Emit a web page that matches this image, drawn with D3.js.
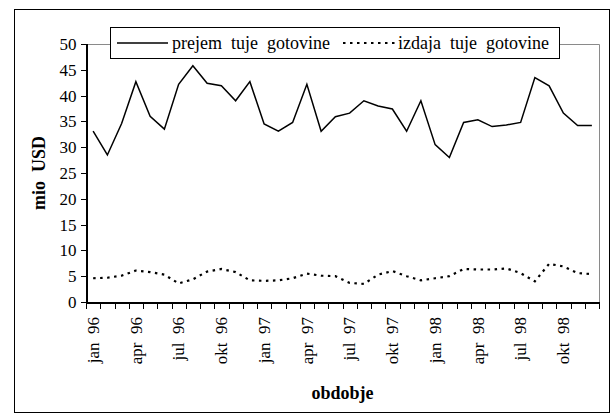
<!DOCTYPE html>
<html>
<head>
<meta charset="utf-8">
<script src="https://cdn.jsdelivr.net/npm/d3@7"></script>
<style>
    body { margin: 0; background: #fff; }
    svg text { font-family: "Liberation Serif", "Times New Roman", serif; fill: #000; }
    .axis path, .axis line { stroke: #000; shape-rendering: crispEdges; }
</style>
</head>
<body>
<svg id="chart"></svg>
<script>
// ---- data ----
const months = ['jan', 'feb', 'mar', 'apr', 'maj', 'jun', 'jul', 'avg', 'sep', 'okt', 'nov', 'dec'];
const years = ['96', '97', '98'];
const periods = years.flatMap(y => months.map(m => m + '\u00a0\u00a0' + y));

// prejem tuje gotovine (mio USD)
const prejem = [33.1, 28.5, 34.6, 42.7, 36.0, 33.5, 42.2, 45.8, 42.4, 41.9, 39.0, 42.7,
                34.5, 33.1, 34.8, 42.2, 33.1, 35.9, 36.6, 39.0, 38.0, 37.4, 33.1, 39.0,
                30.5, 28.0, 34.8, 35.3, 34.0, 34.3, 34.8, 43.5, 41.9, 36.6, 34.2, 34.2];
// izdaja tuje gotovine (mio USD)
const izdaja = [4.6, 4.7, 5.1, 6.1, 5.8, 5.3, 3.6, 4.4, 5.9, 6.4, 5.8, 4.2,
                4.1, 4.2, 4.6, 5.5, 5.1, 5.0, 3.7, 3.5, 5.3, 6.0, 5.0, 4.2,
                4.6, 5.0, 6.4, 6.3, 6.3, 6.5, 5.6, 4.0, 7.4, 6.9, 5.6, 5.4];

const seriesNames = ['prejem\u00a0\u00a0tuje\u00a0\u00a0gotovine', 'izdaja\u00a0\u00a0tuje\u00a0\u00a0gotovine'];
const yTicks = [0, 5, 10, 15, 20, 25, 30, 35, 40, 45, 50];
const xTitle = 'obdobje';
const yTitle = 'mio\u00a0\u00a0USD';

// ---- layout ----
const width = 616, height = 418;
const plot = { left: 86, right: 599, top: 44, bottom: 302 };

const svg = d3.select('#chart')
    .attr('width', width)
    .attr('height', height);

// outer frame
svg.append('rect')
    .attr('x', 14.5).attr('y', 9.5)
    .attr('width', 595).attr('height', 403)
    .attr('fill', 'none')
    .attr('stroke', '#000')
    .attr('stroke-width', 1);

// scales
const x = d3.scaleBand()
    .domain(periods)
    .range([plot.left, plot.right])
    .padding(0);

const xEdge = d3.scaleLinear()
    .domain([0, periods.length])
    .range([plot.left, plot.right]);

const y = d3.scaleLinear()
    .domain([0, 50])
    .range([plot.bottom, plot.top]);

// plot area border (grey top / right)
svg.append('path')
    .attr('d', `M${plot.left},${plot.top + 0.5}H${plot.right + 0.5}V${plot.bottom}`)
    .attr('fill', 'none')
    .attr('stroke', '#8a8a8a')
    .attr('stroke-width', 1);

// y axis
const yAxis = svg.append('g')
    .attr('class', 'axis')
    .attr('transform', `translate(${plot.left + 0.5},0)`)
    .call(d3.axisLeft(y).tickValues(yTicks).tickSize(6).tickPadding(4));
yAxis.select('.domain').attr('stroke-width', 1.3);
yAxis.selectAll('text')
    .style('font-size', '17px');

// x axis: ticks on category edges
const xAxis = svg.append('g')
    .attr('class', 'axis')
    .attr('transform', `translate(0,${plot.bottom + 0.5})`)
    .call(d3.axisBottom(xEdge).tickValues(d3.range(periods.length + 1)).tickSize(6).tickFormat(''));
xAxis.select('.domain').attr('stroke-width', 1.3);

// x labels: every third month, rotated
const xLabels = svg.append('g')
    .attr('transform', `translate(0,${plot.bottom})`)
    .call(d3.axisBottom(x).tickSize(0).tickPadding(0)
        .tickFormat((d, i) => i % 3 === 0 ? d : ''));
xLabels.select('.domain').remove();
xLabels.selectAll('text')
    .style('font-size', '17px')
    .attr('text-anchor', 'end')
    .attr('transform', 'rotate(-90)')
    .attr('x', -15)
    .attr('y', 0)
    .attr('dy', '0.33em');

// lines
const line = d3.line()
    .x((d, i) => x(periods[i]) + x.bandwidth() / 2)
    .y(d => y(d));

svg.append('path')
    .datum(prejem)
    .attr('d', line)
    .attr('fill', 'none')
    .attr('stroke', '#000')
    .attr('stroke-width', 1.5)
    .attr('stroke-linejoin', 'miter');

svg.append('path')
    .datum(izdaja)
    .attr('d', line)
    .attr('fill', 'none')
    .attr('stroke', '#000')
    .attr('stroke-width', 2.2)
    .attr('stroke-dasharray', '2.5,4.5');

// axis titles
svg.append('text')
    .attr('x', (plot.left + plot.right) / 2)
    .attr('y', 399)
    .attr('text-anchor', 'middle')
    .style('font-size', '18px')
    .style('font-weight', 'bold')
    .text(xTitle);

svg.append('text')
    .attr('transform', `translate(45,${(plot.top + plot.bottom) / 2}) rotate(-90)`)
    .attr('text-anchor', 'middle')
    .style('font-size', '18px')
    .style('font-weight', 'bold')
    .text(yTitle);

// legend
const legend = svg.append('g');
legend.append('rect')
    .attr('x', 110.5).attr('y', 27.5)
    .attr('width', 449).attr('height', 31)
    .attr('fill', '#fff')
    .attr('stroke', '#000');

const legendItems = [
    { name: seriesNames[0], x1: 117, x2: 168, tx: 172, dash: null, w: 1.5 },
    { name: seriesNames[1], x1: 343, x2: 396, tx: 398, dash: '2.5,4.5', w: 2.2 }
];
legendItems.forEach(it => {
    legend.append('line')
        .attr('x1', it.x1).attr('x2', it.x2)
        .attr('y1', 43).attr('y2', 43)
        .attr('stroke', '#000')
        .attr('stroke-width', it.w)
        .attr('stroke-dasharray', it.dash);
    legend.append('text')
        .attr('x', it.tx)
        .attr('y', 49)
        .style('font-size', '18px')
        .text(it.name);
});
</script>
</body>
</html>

##############################

▶ _The exercise_:
Set the pictures aside and transcribe the data above exactly.

▶ _Response to this task_:
Emit a web page that matches this image, drawn with D3.js.
<!DOCTYPE html>
<html>
<head>
<meta charset="utf-8">
<script src="https://cdn.jsdelivr.net/npm/d3@7"></script>
<style>
    body { margin: 0; background: #fff; }
    svg text { font-family: "Liberation Serif", "Times New Roman", serif; fill: #000; }
    .axis path, .axis line { stroke: #000; shape-rendering: crispEdges; }
</style>
</head>
<body>
<svg id="chart"></svg>
<script>
// ---- data ----
const months = ['jan', 'feb', 'mar', 'apr', 'maj', 'jun', 'jul', 'avg', 'sep', 'okt', 'nov', 'dec'];
const years = ['96', '97', '98'];
const periods = years.flatMap(y => months.map(m => m + '\u00a0\u00a0' + y));

// prejem tuje gotovine (mio USD)
const prejem = [33.1, 28.5, 34.6, 42.7, 36.0, 33.5, 42.2, 45.8, 42.4, 41.9, 39.0, 42.7,
                34.5, 33.1, 34.8, 42.2, 33.1, 35.9, 36.6, 39.0, 38.0, 37.4, 33.1, 39.0,
                30.5, 28.0, 34.8, 35.3, 34.0, 34.3, 34.8, 43.5, 41.9, 36.6, 34.2, 34.2];
// izdaja tuje gotovine (mio USD)
const izdaja = [4.6, 4.7, 5.1, 6.1, 5.8, 5.3, 3.6, 4.4, 5.9, 6.4, 5.8, 4.2,
                4.1, 4.2, 4.6, 5.5, 5.1, 5.0, 3.7, 3.5, 5.3, 6.0, 5.0, 4.2,
                4.6, 5.0, 6.4, 6.3, 6.3, 6.5, 5.6, 4.0, 7.4, 6.9, 5.6, 5.4];

const seriesNames = ['prejem\u00a0\u00a0tuje\u00a0\u00a0gotovine', 'izdaja\u00a0\u00a0tuje\u00a0\u00a0gotovine'];
const yTicks = [0, 5, 10, 15, 20, 25, 30, 35, 40, 45, 50];
const xTitle = 'obdobje';
const yTitle = 'mio\u00a0\u00a0USD';

// ---- layout ----
const width = 616, height = 418;
const plot = { left: 86, right: 599, top: 44, bottom: 302 };

const svg = d3.select('#chart')
    .attr('width', width)
    .attr('height', height);

// outer frame
svg.append('rect')
    .attr('x', 14.5).attr('y', 9.5)
    .attr('width', 595).attr('height', 403)
    .attr('fill', 'none')
    .attr('stroke', '#000')
    .attr('stroke-width', 1);

// scales
const x = d3.scaleBand()
    .domain(periods)
    .range([plot.left, plot.right])
    .padding(0);

const xEdge = d3.scaleLinear()
    .domain([0, periods.length])
    .range([plot.left, plot.right]);

const y = d3.scaleLinear()
    .domain([0, 50])
    .range([plot.bottom, plot.top]);

// plot area border (grey top / right)
svg.append('path')
    .attr('d', `M${plot.left},${plot.top + 0.5}H${plot.right + 0.5}V${plot.bottom}`)
    .attr('fill', 'none')
    .attr('stroke', '#8a8a8a')
    .attr('stroke-width', 1);

// y axis
const yAxis = svg.append('g')
    .attr('class', 'axis')
    .attr('transform', `translate(${plot.left + 0.5},0)`)
    .call(d3.axisLeft(y).tickValues(yTicks).tickSize(6).tickPadding(4));
yAxis.select('.domain').attr('stroke-width', 1.3);
yAxis.selectAll('text')
    .style('font-size', '17px');

// x axis: ticks on category edges
const xAxis = svg.append('g')
    .attr('class', 'axis')
    .attr('transform', `translate(0,${plot.bottom + 0.5})`)
    .call(d3.axisBottom(xEdge).tickValues(d3.range(periods.length + 1)).tickSize(6).tickFormat(''));
xAxis.select('.domain').attr('stroke-width', 1.3);

// x labels: every third month, rotated
const xLabels = svg.append('g')
    .attr('transform', `translate(0,${plot.bottom})`)
    .call(d3.axisBottom(x).tickSize(0).tickPadding(0)
        .tickFormat((d, i) => i % 3 === 0 ? d : ''));
xLabels.select('.domain').remove();
xLabels.selectAll('text')
    .style('font-size', '17px')
    .attr('text-anchor', 'end')
    .attr('transform', 'rotate(-90)')
    .attr('x', -15)
    .attr('y', 0)
    .attr('dy', '0.33em');

// lines
const line = d3.line()
    .x((d, i) => x(periods[i]) + x.bandwidth() / 2)
    .y(d => y(d));

svg.append('path')
    .datum(prejem)
    .attr('d', line)
    .attr('fill', 'none')
    .attr('stroke', '#000')
    .attr('stroke-width', 1.5)
    .attr('stroke-linejoin', 'miter');

svg.append('path')
    .datum(izdaja)
    .attr('d', line)
    .attr('fill', 'none')
    .attr('stroke', '#000')
    .attr('stroke-width', 2.2)
    .attr('stroke-dasharray', '2.5,4.5');

// axis titles
svg.append('text')
    .attr('x', (plot.left + plot.right) / 2)
    .attr('y', 399)
    .attr('text-anchor', 'middle')
    .style('font-size', '18px')
    .style('font-weight', 'bold')
    .text(xTitle);

svg.append('text')
    .attr('transform', `translate(45,${(plot.top + plot.bottom) / 2}) rotate(-90)`)
    .attr('text-anchor', 'middle')
    .style('font-size', '18px')
    .style('font-weight', 'bold')
    .text(yTitle);

// legend
const legend = svg.append('g');
legend.append('rect')
    .attr('x', 110.5).attr('y', 27.5)
    .attr('width', 449).attr('height', 31)
    .attr('fill', '#fff')
    .attr('stroke', '#000');

const legendItems = [
    { name: seriesNames[0], x1: 117, x2: 168, tx: 172, dash: null, w: 1.5 },
    { name: seriesNames[1], x1: 343, x2: 396, tx: 398, dash: '2.5,4.5', w: 2.2 }
];
legendItems.forEach(it => {
    legend.append('line')
        .attr('x1', it.x1).attr('x2', it.x2)
        .attr('y1', 43).attr('y2', 43)
        .attr('stroke', '#000')
        .attr('stroke-width', it.w)
        .attr('stroke-dasharray', it.dash);
    legend.append('text')
        .attr('x', it.tx)
        .attr('y', 49)
        .style('font-size', '18px')
        .text(it.name);
});
</script>
</body>
</html>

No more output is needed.